CHICAGO – The junk-rated Chicago Board of Education approved an amended $5.4 billion fiscal 2017 budget that trims spending, to plug about half of a $215 million gap left after Gov. Bruce Rauner vetoed teachers' pension funding aid.

The $104 million in reduced spending will come from four furlough days with savings of $35 million, $5 million in central administrative cuts, a $46 million reduction in individual school budgets, and $18 million in charter school funding cuts.

That leaves Chicago Public Schools with a $111 million hole still to fill. The district is still hoping the state will come through with additional funding or it must undertake further "savings initiatives," according to a presentation made at the board's Wednesday meeting.

The school cuts were met with protests from angry students and parents. They also prompted the resignation of 16 of 18 members on a CPS Latino Advisory Committee, including a former CPS board member upset over the impact on schools with a high Latino enrollment.

"When it's a midyear cut there are no good solutions, there are no solutions that aren't painful," said Ronald DeNard, CPS vice president of finance. Schools can appeal the cuts.

The district's original budget counted on $345 million in additional state funding from a $130 million hike in poverty grants and $215 million to help cover a $733 million payment due in late June to the teachers' pension fund. Gov. Bruce Rauner and lawmakers agreed to the increased aid as part of a stopgap state budget package in late June as they remained locked in a stalemate over a long term state spending plan.

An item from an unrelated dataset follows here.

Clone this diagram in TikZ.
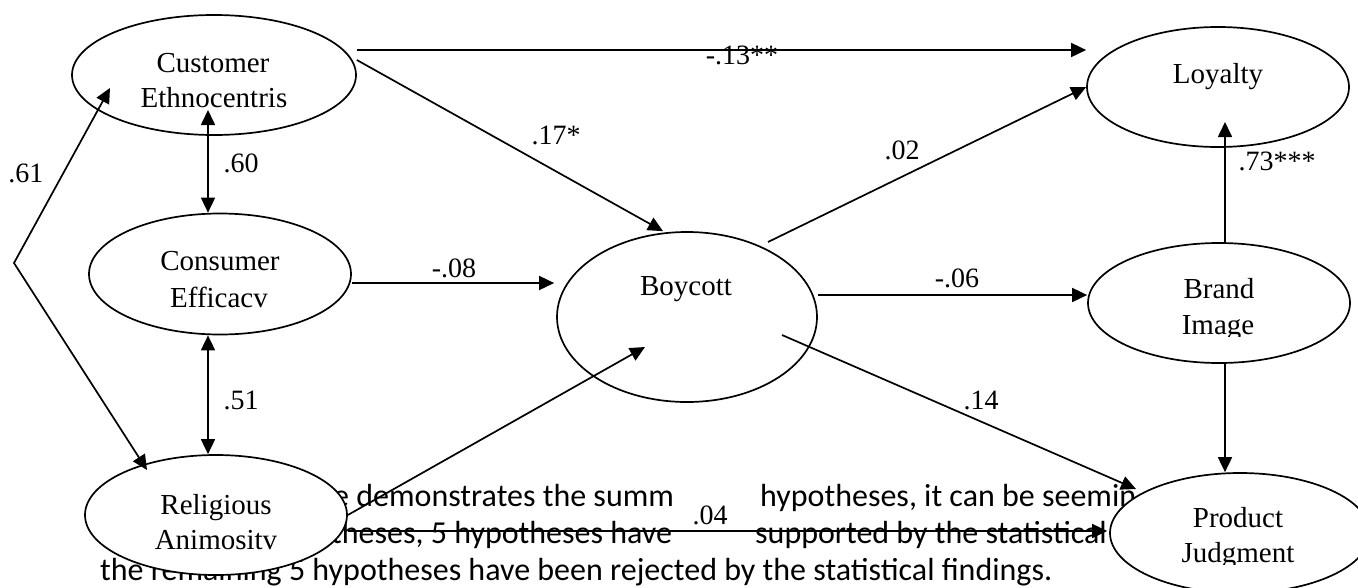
\documentclass[tikz,border=0pt]{standalone}
\usepackage{fontspec}
\setmainfont{Liberation Serif}
\newfontfamily\calib{Carlito}
\usetikzlibrary{shapes.geometric,arrows.meta,calc}
\tikzset{
  ell/.style={draw, ellipse, line width=1.7pt, fill=white, inner sep=0pt},
  lab/.style={anchor=base, inner sep=0pt, font=\fontsize{29}{36}\selectfont},
  num/.style={anchor=base, inner sep=0pt, font=\fontsize{28}{34}\selectfont},
  para/.style={anchor=base west, inner sep=0pt, font=\calib\fontsize{32}{37}\selectfont},
  arr/.style={line width=1.7pt, -{Triangle[length=15pt,width=14pt]}},
  darr/.style={line width=1.7pt, {Triangle[length=15pt,width=14pt]}-{Triangle[length=15pt,width=14pt]}}
}
\begin{document}
\begin{tikzpicture}[x=1pt,y=-1pt]
\useasboundingbox (0,0) rectangle (1358,587);
\clip (0,0) rectangle (1358,587);
% background paragraph fragments
\node[para] (p1a) at (333,506) {e demonstrates the summ};
\node[para] (p1b) at (760,506) {hypotheses, it can be seemin};
\node[para] (p2a) at (331,543) {theses, 5 hypotheses have};
\node[para] (p2b) at (755,543) {supported by the statistical};
\node[para] (p3) at (100,580) {the remaining 5 hypotheses have been rejected by the statistical findings.};
% ellipses
\node[ell, minimum width=284pt, minimum height=120pt] (cust) at (214,75) {};
\node[ell, minimum width=262pt, minimum height=121pt] (cons) at (220,274) {};
\node[ell, minimum width=262pt, minimum height=120pt] (reli) at (216,515) {};
\node[ell, minimum width=260pt, minimum height=170pt] (boy) at (687,317) {};
\node[ell, minimum width=262pt, minimum height=120pt] (loy) at (1218,87) {};
\node[ell, minimum width=262pt, minimum height=120pt] (brand) at (1219,303) {};
\node[ell, minimum width=260pt, minimum height=120pt] (prod) at (1240,533) {};
% names
\node[lab] (custa) at (213,72) {Customer};
\node[lab] (custb) at (214,107) {Ethnocentris};
\node[lab] (consa) at (220,270) {Consumer};
\node[lab] (consb) at (219,307) {Efficacv};
\node[lab] (relia) at (216,514) {Religious};
\node[lab] (relib) at (216,549) {Animositv};
\node[lab] (boya) at (686,295) {Boycott};
\node[lab] (loya) at (1218,83) {Loyalty};
\node[lab] (branda) at (1219,298) {Brand};
\begin{scope}
\clip (1150,300) rectangle (1290,336);
\node[lab] (brandb) at (1218,334) {Image};
\end{scope}
\node[lab] (proda) at (1238,527) {Product};
\begin{scope}
\clip (1150,530) rectangle (1320,564);
\node[lab] (prodb) at (1238,562) {Judgment};
\end{scope}
% connectors
\draw[arr] ($(cust.east)+(0,-25)$) -- ($(loy.west)+(0,-37)$);
\draw[arr] ($(cust.east)+(0,-15)$) -- ($(boy.north)+(-24,0)$);
\draw[arr] ($(cons.east)+(0,9)$) -- ($(boy.west)+(-2,-34)$);
\draw[arr] (reli.east) -- ($(boy.center)+(-42,30)$);
\draw[arr] ($(reli.east)+(0,16)$) -- ($(prod.west)+(-2,-2)$);
\draw[arr] ($(boy.center)+(81,-75)$) -- (loy.west);
\draw[arr] ($(boy.east)+(0,-22)$) -- ($(brand.west)+(0,-8)$);
\draw[arr] ($(boy.center)+(95,18)$) -- ($(prod.center)+(-104,-44)$);
\draw[arr] ($(brand.north)+(6,0)$) -- ($(loy.center)+(7,35)$);
\draw[arr] ($(brand.south)+(6,0)$) -- ($(prod.north)+(-15,0)$);
\draw[darr] ($(cust.center)+(-6,35)$) -- ($(cons.north)+(-12,0)$);
\draw[darr] ($(cons.south)+(-12,0)$) -- ($(reli.north)+(-8,0)$);
\coordinate (v61) at (14,263);
\draw[darr] ($(cust.center)+(-104,13)$) -- (v61) -- ($(reli.center)+(-69,-45)$);
% coefficients
\node[num] (n13) at (742,64) {-.13**};
\node[num] (n17) at (556,144) {.17*};
\node[num] (n02) at (902,159) {.02};
\node[num] (n73) at (1277,170) {.73***};
\node[num] (n60) at (241,172) {.60};
\node[num] (n61) at (26,182) {.61};
\node[num] (n08) at (454,277) {-.08};
\node[num] (n06) at (957,287) {-.06};
\node[num] (n51) at (241,409) {.51};
\node[num] (n14) at (981,409) {.14};
\node[num] (n04) at (710,524) {.04};
\end{tikzpicture}
\end{document}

The pension help was contingent on later passage of state pension reforms. As the impasse continued and reforms languished, Rauner vetoed the $215 million appropriation late last year. Recent sniping between Rauner and CPS Chief Executive Officer Forrest Claypool over the budget cuts culminated in the district's filing last week of a lawsuit accusing the state of discriminatory practices in aid distribution that violates state civil rights laws.

A proposed state Senate budget fix known as the "Grand Bargain" would resurrect the pension aid but its fate is uncertain. Several bills that make up the package were approved but key votes remain on the most controversial pieces of the plan including tax hikes and workers' compensation changes. If approved, it's unclear how the package will fare in the House and whether Rauner will sign it if changes he outlined in his recent budget address are not made.

The Senate's session resumes next week and the Republican co-sponsor, Minority Leader Christine Radogno, recently said she is aiming for passage by March 1.

In a disclosure filing earlier this year, the district reported it expects the fiscal 2018 teachers' pension contribution to rise by only $16.6 million based on the fund's fiscal 2016 performance. The system's funded ratio rose slightly to 52.41% from 51.85%.

The board's agenda also included the abatement of the ad valorem property tax levy pledged to repayment of much of the district's $6 billion of general obligation alternate revenue bonds to reflect the required by Feb. 15 deposit of debt service. The district prefunds debt service owed on June 1 and Dec. 1 -- which totals about $400 million – with the February payment.

The board has primarily pledged state aid to repayment of its GO/alternate revenue bonds. If the deposit is not made with dedicated state aid or other legally available revenue then the property tax is not abated and the levy is triggered.

In its latest financial report, CPS warns of more red ink to come this year and "difficult" decisions next year without additional state help which is crucial to help keep the district afloat. CPS closed the books on fiscal 2016 with an operating deficit of $537 million, has drained most reserves, and relies heavily on short term credit lines to operate.

CPS' GOs are rated junk by Fitch Ratings, Moody's Investors Service, and S&P Global Ratings while Kroll Bond Rating Agency rates the district's GOs in the triple-B category.